--- REQUIRED TASK ---
Pick out every line in the data below that holds "Write".

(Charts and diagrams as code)
──────────

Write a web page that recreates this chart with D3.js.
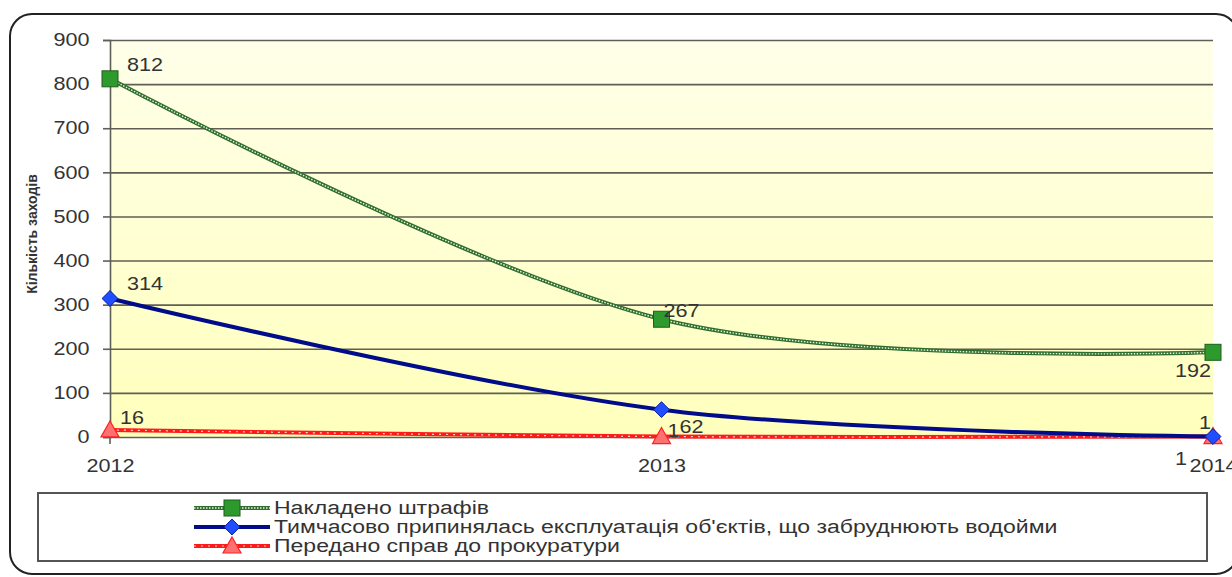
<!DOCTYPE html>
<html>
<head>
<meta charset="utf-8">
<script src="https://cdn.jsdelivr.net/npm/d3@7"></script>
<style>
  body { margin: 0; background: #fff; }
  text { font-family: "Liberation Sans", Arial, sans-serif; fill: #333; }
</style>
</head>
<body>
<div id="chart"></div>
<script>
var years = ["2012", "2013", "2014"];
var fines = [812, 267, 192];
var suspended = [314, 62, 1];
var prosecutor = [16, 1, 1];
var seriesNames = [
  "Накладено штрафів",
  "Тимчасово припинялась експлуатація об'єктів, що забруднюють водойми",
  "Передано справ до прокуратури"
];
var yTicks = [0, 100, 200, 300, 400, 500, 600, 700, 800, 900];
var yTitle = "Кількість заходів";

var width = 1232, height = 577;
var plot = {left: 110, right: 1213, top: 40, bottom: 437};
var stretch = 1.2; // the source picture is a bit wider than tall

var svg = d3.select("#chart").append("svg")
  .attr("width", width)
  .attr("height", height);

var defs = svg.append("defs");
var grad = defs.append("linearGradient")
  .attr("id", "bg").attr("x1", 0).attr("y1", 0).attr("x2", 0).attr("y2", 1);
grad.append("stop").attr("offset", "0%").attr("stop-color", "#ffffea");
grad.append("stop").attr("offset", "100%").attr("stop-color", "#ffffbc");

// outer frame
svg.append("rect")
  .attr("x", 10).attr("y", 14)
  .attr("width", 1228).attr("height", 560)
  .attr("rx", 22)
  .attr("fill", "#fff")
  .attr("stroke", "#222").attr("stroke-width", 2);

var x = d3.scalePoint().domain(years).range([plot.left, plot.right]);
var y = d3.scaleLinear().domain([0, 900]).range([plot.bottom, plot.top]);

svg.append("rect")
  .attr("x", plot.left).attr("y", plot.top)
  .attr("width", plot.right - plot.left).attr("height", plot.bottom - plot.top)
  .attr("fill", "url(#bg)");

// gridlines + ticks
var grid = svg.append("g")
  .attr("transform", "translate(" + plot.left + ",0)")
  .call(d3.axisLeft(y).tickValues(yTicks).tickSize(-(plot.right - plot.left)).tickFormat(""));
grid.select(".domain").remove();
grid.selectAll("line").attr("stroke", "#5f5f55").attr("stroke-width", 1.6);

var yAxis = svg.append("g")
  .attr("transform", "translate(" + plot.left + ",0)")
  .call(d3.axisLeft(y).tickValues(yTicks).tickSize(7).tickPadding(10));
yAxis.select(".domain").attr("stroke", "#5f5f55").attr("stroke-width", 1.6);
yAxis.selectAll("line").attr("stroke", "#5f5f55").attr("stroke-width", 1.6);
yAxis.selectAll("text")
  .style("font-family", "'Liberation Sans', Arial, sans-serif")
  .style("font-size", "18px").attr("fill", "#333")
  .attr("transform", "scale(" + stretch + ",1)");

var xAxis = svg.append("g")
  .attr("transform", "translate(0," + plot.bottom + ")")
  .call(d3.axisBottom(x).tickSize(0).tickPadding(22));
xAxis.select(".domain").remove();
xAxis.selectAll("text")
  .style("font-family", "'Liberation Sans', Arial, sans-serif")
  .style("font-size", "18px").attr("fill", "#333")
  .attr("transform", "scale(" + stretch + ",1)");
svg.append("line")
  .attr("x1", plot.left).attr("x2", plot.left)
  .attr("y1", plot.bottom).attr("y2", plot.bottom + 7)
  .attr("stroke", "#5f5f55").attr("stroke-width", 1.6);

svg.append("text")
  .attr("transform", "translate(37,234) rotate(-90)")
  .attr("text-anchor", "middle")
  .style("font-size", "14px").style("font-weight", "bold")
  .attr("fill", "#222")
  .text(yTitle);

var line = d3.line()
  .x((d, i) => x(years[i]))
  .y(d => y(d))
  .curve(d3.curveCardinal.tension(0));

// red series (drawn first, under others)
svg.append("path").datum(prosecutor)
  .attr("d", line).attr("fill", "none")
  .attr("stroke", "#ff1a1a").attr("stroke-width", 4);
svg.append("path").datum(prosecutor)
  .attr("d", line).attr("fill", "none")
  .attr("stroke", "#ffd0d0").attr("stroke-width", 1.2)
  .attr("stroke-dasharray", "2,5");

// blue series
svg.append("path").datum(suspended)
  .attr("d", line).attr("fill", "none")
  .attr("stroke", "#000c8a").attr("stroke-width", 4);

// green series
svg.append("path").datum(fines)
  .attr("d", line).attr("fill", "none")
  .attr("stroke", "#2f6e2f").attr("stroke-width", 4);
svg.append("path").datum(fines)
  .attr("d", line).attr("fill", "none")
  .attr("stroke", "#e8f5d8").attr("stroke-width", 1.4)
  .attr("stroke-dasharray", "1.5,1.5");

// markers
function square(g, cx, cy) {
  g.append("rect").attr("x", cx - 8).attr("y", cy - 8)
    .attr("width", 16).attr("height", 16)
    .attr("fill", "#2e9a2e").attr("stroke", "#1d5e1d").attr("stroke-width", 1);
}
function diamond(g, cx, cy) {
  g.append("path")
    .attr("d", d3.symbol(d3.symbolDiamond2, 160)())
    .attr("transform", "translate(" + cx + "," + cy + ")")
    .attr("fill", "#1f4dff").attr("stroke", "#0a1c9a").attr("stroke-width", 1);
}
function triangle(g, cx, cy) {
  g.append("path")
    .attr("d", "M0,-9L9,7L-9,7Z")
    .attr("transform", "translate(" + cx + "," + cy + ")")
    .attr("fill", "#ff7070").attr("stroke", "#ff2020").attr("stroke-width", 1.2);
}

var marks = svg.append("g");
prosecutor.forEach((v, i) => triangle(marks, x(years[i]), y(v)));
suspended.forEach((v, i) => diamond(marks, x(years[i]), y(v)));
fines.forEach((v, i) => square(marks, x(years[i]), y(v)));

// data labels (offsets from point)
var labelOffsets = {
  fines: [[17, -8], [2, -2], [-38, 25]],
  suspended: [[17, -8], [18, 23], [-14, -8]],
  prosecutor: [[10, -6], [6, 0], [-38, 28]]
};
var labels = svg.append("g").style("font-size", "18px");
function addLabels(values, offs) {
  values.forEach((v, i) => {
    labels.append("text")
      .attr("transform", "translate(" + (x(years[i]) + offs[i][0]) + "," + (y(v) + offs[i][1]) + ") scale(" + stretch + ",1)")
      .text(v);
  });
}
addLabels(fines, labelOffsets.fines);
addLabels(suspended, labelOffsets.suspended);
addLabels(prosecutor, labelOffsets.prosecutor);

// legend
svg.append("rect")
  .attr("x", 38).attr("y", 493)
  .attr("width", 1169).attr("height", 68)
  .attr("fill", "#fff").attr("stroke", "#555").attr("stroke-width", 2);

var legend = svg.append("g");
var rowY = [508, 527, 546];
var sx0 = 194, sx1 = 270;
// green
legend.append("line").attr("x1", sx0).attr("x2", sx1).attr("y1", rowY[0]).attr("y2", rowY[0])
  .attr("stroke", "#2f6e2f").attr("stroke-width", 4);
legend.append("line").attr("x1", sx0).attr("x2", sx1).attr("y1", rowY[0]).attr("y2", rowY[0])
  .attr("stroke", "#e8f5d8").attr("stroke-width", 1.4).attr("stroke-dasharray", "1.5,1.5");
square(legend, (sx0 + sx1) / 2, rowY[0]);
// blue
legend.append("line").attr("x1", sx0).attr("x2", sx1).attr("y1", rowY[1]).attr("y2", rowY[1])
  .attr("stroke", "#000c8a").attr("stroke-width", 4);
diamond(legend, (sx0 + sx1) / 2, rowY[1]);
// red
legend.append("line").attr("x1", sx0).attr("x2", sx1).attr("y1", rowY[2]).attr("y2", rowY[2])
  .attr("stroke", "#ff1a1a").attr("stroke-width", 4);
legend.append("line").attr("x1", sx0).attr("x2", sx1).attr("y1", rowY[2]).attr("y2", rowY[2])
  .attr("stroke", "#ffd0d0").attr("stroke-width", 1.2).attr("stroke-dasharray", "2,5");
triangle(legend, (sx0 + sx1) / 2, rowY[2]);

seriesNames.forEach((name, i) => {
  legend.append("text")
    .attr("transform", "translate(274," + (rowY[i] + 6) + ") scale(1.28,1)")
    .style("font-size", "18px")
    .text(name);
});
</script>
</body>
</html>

──────────

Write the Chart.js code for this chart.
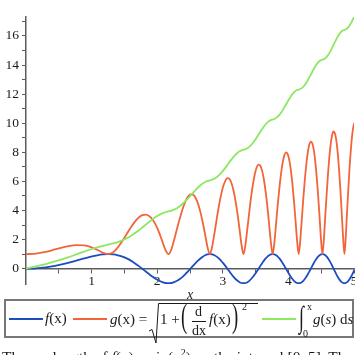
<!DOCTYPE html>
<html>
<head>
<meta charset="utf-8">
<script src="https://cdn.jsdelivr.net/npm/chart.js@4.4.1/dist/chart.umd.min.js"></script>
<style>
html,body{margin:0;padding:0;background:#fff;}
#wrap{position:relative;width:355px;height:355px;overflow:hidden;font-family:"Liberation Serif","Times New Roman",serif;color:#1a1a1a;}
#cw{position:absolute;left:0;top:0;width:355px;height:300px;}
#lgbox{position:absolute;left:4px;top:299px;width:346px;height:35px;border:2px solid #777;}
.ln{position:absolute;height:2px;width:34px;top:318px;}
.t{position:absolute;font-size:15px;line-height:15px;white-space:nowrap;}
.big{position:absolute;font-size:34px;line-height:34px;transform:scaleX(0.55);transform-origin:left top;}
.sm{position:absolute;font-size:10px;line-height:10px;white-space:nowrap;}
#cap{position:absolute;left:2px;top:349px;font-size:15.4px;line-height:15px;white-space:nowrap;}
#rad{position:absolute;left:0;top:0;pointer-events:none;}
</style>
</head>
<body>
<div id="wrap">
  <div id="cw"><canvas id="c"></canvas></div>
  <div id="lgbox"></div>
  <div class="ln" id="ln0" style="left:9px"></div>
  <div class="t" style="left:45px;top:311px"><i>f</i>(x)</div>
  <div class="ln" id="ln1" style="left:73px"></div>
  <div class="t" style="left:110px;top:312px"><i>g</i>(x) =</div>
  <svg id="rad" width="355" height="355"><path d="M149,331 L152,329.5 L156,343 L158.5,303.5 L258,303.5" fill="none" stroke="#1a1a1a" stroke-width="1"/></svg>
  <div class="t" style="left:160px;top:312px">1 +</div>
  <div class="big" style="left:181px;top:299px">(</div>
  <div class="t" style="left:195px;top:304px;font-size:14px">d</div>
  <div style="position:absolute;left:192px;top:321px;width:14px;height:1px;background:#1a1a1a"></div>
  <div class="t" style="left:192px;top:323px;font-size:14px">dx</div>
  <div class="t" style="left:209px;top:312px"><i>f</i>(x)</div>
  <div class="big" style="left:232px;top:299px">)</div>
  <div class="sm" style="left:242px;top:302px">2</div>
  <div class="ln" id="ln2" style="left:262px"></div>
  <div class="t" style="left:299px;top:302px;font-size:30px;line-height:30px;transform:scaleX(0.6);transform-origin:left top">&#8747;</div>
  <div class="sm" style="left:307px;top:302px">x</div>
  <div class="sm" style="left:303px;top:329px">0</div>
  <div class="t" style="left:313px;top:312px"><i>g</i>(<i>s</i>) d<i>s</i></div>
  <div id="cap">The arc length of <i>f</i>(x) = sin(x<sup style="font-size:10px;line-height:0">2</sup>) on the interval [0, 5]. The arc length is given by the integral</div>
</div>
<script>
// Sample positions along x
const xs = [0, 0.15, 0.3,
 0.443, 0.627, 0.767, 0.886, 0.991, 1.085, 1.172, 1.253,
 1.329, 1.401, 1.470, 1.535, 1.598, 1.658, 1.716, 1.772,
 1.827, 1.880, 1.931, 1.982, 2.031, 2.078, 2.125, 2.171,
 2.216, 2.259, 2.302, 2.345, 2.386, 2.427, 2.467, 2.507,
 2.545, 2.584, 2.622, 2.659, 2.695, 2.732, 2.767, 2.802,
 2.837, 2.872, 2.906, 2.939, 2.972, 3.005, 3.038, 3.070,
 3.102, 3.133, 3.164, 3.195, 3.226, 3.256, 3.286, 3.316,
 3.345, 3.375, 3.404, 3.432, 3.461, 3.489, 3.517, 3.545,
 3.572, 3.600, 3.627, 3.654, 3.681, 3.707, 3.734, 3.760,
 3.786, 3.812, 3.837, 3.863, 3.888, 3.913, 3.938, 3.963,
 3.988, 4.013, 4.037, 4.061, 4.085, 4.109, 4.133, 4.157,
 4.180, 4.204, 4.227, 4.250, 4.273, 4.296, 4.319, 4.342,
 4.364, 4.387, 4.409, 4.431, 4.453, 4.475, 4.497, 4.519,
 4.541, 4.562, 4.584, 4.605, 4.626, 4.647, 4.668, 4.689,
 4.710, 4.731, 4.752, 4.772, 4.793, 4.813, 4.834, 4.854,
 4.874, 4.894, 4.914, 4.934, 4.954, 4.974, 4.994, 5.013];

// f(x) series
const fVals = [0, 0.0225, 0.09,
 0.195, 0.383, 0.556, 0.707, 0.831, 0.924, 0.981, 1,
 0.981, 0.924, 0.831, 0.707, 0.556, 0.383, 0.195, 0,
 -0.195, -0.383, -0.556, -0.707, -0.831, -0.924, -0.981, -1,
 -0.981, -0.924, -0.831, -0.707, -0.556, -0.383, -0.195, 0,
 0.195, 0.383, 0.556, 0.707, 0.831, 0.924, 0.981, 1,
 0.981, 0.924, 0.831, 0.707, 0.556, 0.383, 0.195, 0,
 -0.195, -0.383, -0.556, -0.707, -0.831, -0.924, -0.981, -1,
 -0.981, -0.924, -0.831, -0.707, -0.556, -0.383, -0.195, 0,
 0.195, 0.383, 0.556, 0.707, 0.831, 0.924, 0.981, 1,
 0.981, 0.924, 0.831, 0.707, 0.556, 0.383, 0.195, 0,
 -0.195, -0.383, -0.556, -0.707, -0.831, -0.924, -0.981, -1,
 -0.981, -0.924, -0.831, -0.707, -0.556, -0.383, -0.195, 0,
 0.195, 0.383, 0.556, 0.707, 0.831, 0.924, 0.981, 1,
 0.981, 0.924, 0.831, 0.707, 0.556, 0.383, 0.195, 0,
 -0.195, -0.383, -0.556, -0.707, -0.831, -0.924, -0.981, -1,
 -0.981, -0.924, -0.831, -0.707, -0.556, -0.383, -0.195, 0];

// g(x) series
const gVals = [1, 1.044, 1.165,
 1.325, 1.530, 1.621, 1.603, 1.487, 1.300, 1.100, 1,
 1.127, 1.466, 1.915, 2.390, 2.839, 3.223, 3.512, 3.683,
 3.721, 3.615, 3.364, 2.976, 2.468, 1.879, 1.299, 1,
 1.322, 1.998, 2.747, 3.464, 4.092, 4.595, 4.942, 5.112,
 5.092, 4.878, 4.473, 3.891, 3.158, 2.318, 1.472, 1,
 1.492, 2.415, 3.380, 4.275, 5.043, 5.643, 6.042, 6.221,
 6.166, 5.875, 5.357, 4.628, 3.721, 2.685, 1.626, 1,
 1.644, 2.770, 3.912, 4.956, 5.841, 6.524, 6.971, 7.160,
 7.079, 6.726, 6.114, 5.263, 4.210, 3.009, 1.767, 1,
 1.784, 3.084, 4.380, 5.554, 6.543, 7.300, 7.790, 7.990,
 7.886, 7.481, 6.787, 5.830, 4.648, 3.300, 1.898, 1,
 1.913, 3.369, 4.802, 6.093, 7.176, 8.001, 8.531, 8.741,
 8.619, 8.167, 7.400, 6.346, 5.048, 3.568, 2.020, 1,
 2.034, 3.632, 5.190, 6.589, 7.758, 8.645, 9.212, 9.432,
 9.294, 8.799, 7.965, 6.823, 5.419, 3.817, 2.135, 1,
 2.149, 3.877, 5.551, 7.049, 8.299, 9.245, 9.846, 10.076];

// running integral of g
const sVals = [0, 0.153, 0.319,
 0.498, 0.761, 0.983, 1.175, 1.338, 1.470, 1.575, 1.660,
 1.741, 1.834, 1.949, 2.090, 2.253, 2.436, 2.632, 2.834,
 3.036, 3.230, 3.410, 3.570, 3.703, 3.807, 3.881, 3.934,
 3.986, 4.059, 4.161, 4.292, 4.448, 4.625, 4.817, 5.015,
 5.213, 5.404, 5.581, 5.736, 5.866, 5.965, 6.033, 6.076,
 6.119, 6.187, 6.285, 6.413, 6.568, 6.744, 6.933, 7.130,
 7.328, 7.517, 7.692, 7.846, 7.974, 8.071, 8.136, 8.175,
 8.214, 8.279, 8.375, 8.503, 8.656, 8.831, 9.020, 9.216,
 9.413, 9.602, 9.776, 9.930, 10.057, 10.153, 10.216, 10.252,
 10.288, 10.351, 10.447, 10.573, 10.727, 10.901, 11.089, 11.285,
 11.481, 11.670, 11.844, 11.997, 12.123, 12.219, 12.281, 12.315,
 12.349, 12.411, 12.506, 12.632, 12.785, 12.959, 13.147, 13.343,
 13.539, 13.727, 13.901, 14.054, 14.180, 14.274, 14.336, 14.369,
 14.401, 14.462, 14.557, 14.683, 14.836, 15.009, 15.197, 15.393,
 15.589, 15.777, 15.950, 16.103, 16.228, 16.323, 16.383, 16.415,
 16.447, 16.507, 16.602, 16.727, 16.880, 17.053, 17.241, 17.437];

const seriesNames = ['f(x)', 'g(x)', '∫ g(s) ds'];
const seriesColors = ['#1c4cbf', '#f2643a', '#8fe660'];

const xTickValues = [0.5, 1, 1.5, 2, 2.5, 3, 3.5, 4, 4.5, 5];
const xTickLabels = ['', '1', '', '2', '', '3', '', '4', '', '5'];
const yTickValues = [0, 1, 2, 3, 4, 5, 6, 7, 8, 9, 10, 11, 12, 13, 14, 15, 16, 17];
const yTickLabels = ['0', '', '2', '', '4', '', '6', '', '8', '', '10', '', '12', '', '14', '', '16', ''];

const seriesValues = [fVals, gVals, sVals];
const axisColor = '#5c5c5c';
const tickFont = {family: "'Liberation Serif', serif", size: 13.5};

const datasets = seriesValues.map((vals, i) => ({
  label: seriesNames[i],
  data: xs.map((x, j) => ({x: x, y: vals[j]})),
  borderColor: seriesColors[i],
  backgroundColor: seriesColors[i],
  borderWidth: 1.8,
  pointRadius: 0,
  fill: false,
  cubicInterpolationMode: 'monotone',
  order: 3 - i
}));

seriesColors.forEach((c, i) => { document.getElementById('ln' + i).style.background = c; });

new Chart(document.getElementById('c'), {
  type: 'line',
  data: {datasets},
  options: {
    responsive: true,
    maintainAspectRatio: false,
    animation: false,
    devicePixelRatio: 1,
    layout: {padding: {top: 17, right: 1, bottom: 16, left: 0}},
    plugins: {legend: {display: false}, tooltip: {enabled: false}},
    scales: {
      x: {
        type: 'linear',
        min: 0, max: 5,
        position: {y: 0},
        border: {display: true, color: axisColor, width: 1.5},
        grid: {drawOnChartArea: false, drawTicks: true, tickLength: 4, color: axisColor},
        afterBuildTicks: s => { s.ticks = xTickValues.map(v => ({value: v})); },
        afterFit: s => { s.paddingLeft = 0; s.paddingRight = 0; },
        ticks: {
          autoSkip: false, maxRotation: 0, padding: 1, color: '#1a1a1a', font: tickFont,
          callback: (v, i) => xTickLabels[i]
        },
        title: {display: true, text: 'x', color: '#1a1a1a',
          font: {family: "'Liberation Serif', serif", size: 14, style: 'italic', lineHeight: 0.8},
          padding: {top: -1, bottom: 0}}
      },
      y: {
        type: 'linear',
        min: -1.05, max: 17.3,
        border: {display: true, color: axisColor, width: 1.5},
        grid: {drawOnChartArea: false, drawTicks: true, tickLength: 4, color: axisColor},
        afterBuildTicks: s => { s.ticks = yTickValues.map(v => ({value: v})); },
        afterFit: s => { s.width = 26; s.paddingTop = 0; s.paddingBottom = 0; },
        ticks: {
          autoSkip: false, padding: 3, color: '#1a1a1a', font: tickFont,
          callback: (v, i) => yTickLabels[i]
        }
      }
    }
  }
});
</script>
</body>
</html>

──────────

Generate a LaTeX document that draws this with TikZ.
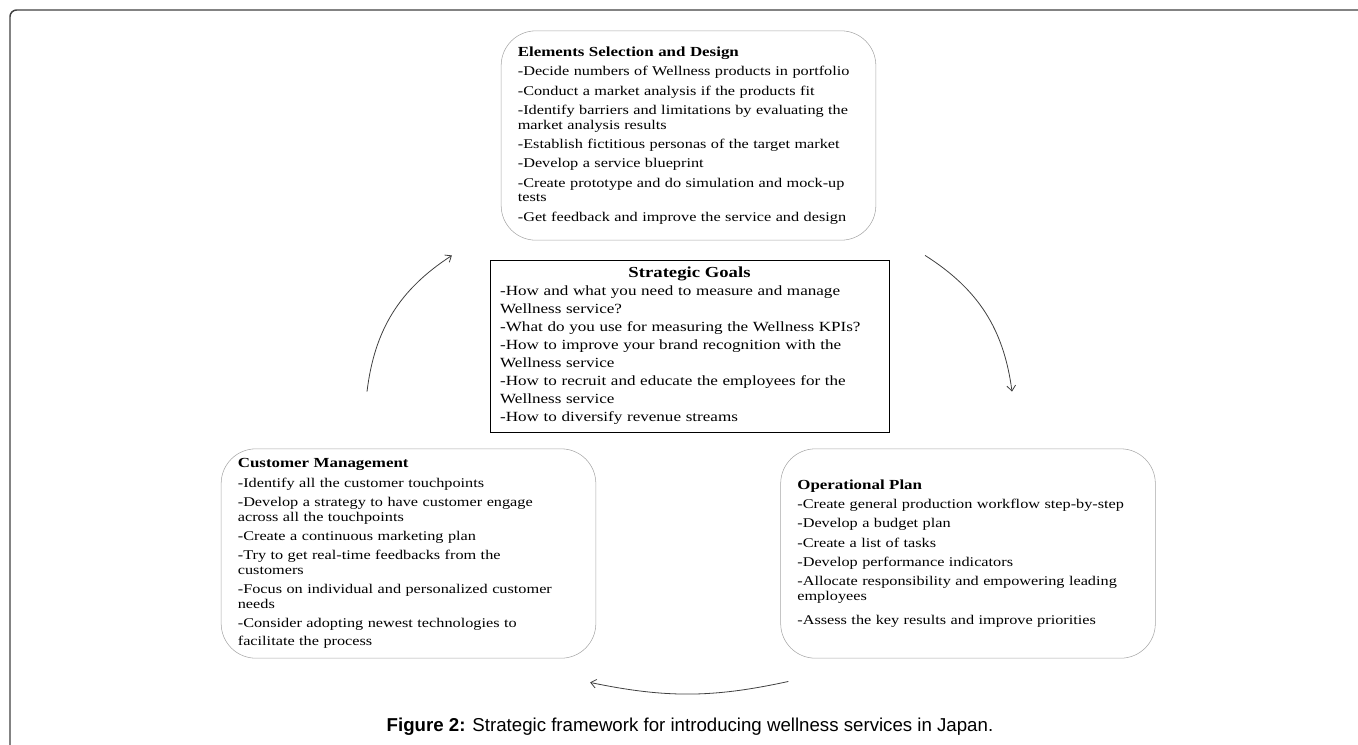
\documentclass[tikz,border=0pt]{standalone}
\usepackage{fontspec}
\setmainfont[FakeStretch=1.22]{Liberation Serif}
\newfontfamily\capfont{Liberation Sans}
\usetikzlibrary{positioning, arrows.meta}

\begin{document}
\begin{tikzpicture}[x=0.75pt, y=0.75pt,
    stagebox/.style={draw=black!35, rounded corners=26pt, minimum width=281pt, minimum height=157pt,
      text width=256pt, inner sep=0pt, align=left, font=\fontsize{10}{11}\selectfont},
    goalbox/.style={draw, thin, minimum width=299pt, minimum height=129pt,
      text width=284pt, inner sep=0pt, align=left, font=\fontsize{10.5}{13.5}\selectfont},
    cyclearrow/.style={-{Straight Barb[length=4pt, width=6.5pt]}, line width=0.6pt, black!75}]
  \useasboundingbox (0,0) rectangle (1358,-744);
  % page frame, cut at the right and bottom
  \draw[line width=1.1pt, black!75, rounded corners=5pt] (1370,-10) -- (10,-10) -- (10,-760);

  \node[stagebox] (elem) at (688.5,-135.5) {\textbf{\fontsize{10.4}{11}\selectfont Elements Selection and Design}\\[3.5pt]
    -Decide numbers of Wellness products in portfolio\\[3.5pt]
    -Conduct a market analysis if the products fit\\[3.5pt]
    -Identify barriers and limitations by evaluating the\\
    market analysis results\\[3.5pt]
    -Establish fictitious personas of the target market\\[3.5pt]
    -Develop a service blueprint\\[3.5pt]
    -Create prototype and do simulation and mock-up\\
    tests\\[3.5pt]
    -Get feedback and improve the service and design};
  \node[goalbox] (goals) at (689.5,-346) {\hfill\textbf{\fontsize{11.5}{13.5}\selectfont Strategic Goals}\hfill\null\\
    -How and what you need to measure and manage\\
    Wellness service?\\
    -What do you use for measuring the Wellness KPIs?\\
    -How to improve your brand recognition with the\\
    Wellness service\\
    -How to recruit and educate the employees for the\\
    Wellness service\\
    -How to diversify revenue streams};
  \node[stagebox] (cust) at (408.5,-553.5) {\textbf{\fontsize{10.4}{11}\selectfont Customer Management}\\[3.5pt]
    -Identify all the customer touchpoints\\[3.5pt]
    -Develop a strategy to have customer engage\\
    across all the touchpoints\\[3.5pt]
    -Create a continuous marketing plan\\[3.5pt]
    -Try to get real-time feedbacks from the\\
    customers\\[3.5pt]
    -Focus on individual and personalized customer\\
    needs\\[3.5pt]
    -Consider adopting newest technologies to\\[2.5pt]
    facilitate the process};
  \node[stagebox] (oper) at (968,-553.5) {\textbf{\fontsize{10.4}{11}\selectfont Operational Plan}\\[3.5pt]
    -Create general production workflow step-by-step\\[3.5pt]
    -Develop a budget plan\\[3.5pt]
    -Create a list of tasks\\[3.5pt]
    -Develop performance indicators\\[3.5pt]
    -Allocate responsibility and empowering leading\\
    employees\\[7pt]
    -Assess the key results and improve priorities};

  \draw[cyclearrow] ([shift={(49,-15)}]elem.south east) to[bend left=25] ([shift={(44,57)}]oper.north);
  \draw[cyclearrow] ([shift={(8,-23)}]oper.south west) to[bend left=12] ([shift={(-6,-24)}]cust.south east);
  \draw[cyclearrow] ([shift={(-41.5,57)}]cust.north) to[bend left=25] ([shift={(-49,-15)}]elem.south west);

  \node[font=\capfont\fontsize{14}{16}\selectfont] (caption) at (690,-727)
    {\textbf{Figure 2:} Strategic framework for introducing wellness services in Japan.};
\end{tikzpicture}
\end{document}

──────────

--- RESPONSE TO THIS EXERCISE ---
Write a web page that recreates this chart with D3.js.
Write the Chart.js code for this chart.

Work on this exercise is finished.